→ Your objective
Leaving out all pictures, copy exactly the lines from the one containing "Emit a Python" down to the one containing "-15, -25, -20]", both of them included.

─── Provided data

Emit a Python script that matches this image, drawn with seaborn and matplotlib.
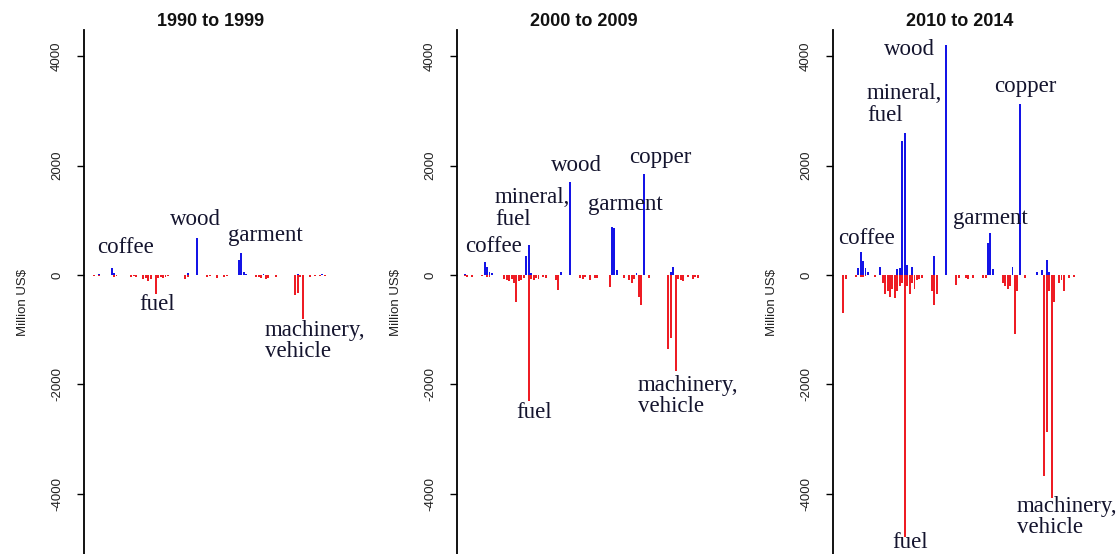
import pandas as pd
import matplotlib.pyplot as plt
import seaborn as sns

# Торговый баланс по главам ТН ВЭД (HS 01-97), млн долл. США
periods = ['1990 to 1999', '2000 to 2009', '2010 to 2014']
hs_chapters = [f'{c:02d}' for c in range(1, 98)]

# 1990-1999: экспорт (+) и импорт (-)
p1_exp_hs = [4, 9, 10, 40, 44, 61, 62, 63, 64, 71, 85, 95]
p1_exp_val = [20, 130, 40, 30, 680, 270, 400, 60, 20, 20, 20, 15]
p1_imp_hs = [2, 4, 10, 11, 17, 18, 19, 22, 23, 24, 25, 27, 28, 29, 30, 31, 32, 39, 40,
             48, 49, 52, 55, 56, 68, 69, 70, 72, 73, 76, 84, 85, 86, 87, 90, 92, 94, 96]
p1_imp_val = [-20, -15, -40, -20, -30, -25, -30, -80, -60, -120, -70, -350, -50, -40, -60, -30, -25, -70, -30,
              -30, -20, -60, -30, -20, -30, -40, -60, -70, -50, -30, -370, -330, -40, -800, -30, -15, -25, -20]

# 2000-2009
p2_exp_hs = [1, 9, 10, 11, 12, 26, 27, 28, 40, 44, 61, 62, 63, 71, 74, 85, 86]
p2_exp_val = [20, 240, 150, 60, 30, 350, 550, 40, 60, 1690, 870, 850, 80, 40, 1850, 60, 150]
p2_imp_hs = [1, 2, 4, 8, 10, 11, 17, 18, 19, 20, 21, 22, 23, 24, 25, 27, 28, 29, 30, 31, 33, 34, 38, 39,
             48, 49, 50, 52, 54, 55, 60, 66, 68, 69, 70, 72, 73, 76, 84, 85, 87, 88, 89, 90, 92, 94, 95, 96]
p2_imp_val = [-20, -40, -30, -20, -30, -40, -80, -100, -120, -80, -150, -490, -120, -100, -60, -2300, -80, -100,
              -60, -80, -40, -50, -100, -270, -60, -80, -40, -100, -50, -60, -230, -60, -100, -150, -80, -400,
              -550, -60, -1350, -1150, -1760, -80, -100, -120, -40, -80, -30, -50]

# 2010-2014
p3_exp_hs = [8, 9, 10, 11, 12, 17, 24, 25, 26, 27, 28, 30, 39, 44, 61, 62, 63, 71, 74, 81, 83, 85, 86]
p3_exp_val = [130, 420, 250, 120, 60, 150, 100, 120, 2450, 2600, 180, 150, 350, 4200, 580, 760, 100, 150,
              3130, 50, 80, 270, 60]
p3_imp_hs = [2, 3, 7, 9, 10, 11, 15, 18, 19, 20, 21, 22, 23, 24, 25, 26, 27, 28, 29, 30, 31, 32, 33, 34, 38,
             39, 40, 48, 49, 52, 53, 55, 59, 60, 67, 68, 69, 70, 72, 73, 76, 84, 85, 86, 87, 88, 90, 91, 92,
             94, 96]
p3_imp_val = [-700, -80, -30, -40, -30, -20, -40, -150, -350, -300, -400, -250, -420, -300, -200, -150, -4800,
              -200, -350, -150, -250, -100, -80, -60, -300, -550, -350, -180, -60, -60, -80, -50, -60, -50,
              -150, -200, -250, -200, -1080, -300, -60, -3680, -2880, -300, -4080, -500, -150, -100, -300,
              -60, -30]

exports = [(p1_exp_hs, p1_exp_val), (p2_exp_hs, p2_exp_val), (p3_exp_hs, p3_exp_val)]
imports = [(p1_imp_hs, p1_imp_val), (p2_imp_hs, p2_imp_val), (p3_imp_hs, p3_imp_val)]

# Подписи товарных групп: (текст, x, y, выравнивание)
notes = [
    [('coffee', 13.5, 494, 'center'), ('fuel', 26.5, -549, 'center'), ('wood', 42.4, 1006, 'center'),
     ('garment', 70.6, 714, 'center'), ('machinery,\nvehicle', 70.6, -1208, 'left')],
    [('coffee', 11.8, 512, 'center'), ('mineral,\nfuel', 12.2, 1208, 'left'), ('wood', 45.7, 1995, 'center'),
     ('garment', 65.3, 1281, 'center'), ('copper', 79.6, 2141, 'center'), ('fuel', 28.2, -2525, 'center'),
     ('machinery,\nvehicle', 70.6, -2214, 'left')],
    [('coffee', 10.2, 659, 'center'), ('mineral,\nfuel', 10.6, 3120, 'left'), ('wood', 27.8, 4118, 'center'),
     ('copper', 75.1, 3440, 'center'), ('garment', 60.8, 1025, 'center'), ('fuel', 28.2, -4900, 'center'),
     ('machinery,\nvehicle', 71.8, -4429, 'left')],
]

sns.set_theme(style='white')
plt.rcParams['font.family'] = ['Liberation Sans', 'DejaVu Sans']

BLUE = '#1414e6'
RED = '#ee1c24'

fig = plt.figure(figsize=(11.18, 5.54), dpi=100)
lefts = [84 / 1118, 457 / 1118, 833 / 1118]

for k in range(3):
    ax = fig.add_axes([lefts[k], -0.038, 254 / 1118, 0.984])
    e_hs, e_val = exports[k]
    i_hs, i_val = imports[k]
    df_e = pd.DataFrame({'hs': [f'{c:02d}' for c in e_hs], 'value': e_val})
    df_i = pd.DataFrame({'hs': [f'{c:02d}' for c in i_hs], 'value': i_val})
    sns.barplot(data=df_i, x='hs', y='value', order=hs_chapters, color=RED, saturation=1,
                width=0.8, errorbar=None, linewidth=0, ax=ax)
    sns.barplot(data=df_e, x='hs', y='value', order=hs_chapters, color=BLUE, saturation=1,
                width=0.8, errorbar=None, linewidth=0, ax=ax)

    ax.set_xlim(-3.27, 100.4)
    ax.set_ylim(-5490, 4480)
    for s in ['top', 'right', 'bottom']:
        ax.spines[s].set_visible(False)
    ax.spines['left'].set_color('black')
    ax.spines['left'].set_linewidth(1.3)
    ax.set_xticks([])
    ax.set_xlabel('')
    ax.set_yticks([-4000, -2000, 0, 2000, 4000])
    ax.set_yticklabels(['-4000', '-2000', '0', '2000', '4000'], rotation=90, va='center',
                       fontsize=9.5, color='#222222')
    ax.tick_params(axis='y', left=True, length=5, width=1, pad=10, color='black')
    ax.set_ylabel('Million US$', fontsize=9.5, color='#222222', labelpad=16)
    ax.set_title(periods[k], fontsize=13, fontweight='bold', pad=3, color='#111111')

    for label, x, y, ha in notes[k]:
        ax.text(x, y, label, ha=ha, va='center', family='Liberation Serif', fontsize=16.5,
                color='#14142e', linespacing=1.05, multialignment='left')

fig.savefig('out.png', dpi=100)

──────
─── Provided data

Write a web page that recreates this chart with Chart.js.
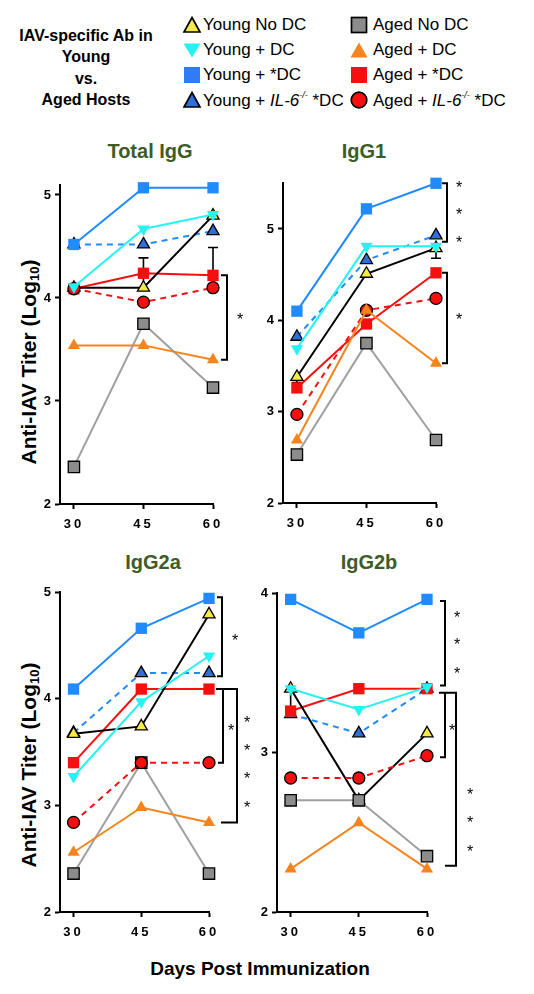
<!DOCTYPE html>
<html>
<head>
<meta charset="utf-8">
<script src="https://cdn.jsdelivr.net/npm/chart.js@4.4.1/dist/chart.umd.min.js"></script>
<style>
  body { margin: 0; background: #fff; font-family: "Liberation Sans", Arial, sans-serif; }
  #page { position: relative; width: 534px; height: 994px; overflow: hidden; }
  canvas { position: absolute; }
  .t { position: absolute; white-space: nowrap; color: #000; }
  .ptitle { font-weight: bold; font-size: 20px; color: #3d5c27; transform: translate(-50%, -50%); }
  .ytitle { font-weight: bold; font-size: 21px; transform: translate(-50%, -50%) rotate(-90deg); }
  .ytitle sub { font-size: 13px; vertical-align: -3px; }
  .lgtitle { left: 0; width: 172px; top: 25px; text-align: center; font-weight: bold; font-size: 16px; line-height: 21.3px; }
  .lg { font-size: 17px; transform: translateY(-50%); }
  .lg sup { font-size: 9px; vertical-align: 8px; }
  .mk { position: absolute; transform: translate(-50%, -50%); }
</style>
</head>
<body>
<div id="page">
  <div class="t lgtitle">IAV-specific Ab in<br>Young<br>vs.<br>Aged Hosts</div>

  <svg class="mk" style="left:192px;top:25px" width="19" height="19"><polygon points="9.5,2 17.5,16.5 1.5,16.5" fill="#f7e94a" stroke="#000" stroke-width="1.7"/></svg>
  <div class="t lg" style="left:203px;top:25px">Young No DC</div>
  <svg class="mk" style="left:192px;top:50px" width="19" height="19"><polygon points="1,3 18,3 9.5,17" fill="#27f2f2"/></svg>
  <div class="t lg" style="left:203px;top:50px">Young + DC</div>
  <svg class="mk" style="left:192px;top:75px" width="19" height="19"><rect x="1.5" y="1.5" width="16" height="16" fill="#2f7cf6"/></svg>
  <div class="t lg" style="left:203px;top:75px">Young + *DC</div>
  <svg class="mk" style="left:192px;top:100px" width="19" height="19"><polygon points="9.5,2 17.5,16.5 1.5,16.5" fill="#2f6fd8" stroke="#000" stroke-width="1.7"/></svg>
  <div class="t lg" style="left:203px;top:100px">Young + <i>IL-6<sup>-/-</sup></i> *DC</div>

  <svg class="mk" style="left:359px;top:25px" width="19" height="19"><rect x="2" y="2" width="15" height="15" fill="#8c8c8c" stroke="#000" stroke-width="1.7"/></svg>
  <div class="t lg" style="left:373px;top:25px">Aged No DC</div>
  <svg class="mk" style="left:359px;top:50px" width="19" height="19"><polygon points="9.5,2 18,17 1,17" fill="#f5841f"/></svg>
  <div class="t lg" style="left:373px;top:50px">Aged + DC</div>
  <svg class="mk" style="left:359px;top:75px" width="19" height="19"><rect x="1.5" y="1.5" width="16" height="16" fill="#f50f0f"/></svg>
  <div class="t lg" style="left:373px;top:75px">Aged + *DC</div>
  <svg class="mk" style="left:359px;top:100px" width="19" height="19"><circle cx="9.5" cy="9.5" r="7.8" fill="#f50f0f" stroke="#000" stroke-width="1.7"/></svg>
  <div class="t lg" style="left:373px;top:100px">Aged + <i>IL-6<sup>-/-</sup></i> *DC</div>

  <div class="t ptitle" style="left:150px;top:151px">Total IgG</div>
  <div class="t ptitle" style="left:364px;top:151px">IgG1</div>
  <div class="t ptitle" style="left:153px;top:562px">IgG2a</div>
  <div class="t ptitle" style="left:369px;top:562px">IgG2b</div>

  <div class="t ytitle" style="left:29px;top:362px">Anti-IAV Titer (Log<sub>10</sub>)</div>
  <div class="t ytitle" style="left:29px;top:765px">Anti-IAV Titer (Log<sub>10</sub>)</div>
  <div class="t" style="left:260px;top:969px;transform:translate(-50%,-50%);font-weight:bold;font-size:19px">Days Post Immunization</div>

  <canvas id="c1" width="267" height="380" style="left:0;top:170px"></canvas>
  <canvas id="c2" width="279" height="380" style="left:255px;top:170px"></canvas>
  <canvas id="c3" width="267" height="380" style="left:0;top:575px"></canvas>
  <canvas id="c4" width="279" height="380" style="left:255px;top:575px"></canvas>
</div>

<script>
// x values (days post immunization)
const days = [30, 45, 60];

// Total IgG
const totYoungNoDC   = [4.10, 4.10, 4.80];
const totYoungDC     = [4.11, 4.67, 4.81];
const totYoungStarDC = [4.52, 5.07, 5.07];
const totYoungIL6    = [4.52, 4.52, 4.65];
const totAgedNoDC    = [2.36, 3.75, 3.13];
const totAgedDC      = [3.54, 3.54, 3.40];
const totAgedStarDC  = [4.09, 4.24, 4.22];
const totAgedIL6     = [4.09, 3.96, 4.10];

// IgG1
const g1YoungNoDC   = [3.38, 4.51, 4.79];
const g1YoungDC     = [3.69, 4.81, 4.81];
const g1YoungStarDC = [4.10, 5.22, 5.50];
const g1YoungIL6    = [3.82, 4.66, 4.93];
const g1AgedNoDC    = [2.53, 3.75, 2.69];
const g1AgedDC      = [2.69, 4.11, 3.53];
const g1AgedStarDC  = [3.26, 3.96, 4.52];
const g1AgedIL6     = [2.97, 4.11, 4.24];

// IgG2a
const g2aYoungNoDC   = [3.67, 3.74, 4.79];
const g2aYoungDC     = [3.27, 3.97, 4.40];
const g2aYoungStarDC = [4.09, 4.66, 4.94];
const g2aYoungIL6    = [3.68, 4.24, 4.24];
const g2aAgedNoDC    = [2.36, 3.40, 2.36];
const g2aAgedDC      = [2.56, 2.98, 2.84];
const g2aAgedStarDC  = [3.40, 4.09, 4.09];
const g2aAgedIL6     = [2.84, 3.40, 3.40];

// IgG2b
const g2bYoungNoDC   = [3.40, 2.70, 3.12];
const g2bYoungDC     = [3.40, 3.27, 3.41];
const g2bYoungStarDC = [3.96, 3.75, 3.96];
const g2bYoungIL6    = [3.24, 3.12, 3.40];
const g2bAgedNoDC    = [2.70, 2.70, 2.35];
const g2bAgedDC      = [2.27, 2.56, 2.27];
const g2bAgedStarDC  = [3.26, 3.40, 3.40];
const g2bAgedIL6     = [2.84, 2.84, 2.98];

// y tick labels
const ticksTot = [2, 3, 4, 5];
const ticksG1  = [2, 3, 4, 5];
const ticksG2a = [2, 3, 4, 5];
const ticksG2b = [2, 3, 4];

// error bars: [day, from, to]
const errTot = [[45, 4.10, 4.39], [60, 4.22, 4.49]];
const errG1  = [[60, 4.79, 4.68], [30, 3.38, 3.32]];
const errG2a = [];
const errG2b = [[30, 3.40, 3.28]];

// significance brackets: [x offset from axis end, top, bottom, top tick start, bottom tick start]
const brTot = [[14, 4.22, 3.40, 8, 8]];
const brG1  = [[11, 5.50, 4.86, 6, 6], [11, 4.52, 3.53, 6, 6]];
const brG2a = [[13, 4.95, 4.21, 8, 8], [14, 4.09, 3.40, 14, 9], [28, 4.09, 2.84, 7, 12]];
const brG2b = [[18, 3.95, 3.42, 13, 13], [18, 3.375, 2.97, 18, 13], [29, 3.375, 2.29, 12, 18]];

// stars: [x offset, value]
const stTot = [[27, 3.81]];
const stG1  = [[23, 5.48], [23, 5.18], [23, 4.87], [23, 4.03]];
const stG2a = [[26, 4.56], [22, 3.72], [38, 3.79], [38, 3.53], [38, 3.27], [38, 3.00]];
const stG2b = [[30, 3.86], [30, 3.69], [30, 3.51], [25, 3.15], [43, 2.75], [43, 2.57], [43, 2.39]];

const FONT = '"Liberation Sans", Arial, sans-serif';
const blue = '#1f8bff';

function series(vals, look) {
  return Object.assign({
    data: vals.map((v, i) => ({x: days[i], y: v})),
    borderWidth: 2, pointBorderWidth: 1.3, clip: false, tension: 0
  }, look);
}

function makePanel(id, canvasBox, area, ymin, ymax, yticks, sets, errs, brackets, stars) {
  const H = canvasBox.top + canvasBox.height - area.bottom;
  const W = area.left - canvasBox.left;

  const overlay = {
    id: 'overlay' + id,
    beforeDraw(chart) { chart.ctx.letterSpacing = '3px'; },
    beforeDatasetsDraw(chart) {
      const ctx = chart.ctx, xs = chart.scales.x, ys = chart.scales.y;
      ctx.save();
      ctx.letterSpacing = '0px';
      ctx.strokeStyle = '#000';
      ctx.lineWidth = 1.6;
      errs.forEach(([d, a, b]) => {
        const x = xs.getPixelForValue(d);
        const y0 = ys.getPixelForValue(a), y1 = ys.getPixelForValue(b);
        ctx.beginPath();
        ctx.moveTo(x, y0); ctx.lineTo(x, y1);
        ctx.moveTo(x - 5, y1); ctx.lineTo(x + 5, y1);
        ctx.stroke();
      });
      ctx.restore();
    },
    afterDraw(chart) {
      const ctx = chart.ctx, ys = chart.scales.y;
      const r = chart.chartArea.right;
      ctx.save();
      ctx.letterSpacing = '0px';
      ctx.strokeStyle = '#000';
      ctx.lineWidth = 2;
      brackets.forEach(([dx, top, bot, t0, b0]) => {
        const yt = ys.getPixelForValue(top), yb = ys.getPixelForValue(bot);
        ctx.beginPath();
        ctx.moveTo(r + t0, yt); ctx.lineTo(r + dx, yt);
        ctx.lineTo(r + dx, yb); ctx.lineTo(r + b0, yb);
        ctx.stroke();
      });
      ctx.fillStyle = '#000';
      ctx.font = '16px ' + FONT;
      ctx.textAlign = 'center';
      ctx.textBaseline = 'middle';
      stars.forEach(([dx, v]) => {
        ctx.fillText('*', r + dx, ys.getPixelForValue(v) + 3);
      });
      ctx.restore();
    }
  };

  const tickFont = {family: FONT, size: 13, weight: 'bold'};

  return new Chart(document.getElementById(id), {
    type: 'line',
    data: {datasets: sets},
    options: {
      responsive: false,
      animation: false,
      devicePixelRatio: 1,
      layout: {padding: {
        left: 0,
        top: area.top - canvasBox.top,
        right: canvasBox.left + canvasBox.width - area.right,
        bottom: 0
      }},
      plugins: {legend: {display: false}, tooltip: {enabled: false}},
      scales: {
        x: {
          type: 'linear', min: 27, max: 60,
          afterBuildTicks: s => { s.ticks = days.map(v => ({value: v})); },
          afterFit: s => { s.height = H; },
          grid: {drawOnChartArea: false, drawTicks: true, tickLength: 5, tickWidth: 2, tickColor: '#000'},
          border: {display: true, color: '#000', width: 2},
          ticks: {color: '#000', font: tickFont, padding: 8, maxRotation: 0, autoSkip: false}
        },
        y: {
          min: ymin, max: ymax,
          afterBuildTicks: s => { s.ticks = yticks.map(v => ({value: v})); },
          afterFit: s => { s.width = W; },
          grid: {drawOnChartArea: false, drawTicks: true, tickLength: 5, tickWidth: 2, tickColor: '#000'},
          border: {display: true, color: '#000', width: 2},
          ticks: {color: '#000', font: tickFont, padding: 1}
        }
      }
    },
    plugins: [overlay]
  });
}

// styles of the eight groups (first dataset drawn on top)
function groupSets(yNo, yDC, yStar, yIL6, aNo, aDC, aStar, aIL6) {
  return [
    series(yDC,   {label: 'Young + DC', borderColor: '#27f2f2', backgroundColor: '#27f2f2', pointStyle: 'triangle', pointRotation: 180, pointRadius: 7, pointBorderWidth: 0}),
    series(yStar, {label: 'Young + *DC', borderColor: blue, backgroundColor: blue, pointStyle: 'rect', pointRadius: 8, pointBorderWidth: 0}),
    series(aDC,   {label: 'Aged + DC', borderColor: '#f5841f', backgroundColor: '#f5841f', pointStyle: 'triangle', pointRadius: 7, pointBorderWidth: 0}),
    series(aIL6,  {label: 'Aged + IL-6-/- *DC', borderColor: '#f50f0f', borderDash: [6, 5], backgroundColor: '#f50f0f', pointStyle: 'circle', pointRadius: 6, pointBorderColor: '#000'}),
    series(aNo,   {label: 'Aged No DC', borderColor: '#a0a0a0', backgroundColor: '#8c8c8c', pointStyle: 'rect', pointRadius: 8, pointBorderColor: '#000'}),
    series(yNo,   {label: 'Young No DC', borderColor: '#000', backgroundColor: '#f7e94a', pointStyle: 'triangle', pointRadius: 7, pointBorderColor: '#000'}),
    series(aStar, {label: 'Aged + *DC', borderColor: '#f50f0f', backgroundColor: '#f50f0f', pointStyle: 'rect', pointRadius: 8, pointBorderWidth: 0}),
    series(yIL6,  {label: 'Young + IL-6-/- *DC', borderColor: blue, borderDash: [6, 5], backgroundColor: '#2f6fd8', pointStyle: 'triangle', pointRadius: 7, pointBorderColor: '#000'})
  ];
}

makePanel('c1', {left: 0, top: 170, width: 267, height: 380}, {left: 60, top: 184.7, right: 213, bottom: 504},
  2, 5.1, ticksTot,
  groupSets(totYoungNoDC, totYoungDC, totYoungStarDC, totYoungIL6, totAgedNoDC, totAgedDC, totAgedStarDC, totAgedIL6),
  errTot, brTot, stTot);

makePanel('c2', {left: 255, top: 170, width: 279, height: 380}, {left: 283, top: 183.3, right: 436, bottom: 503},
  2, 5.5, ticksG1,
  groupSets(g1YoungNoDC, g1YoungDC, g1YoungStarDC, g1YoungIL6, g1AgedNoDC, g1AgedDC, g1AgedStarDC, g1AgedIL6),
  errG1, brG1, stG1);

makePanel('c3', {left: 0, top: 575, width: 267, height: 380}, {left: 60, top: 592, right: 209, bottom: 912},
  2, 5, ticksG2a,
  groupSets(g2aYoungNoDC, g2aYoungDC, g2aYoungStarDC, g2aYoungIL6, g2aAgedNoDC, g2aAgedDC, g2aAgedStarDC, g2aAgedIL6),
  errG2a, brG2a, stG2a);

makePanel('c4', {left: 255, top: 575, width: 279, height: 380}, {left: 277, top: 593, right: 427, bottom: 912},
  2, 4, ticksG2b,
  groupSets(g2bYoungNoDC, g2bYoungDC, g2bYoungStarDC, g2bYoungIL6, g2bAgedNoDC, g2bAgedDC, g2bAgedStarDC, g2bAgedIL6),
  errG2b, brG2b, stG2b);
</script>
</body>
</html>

──────

→ Result for this task
Emit a Python script that matches this image, drawn with seaborn and matplotlib.
import pandas as pd
import matplotlib.pyplot as plt
import seaborn as sns

# Торговый баланс по главам ТН ВЭД (HS 01-97), млн долл. США
periods = ['1990 to 1999', '2000 to 2009', '2010 to 2014']
hs_chapters = [f'{c:02d}' for c in range(1, 98)]

# 1990-1999: экспорт (+) и импорт (-)
p1_exp_hs = [4, 9, 10, 40, 44, 61, 62, 63, 64, 71, 85, 95]
p1_exp_val = [20, 130, 40, 30, 680, 270, 400, 60, 20, 20, 20, 15]
p1_imp_hs = [2, 4, 10, 11, 17, 18, 19, 22, 23, 24, 25, 27, 28, 29, 30, 31, 32, 39, 40,
             48, 49, 52, 55, 56, 68, 69, 70, 72, 73, 76, 84, 85, 86, 87, 90, 92, 94, 96]
p1_imp_val = [-20, -15, -40, -20, -30, -25, -30, -80, -60, -120, -70, -350, -50, -40, -60, -30, -25, -70, -30,
              -30, -20, -60, -30, -20, -30, -40, -60, -70, -50, -30, -370, -330, -40, -800, -30, -15, -25, -20]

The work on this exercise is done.